Senate Minority Leader Chuck Schumer, D-N.Y., called for a key witness in the impeachment inquiry into President Donald Trump to be given the same protections that are afforded to whistleblowers.
Schumer, in a letter, asked the secretary of the Army and the chief of staff of the Army for a briefing to ensure that Lt. Col. Alexander Vindman, the top Ukraine expert on the National Security Council, "and whistleblowers like him are afforded appropriate protections — both from retaliation and for [the] personal safety of him and his family."
Vindman testified before House investigators Tuesday that he was one of the officials listening in on a phone call in which Trump asked Ukraine President Volodymyr Zelensky to "look into" unsubstantiated allegations against former Vice President Joe Biden and his son Hunter.
Vindman, according to his opening statement, said that he considered that request so damaging to American national security that he reported it to a superior.
Since the announcement of his testimony, Vindman "has been vilified by individuals in the media and elsewhere," Schumer wrote to Army Secretary Ryan McCarthy and Army Chief of Staff Gen. James McConville.
"Although he has served our country for more than 20 years and is a recipient of the Purple Heart after being injured while serving in Iraq, he has been called a variety of derogatory terms and some have even gone so far as to call him a spy and question his loyalty to the United States," Schumer wrote.
Trump himself has criticized Vindman on Twitter, without naming him directly.
"Yesterday's Never Trumper witness could find NO Quid Pro Quo in the Transcript of the phone call," Trump tweeted Wednesday morning. "There were many people listening to the call. How come they (including the President of Ukraine) found NOTHING wrong with it.
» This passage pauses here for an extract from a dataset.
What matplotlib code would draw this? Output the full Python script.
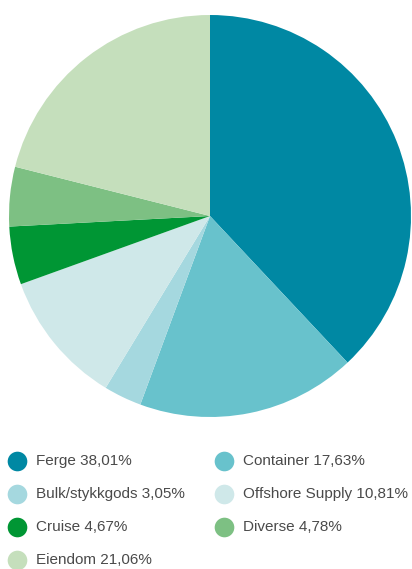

Witch Hunt!"
Vindman also testified that a memorandum of the July 25 call omitted salient words and phrases, according to a report from The New York Times.
Vindman also said in the closed-door hearing that he unsuccessfully attempted to include those omissions in the partial transcript of that call that was eventually produced, the Times reported, citing three people familiar with Vindman's testimony.
A five-page memorandum of the 30-minute call — which was released in September by the White House a day after House Speaker Nancy Pelosi announced the impeachment probe — included multiple ellipses, which raised concerns that some details were left out of the conversation.
Despite Trump's promise at the time to release the "fully declassified and unredacted transcript," the memorandum notes that it is "not a verbatim transcript" of the discussion.
Two Ukraine advisors from the State Department are scheduled to appear Wednesday for depositions before House lawmakers in the impeachment inquiry into President Donald Trump.
Those hearings before representatives from the House Intelligence, Oversight and Foreign Affairs Committees come a day before the overall chamber is set to hold a vote on a resolution on the guidelines of the impeachment inquiry going forward.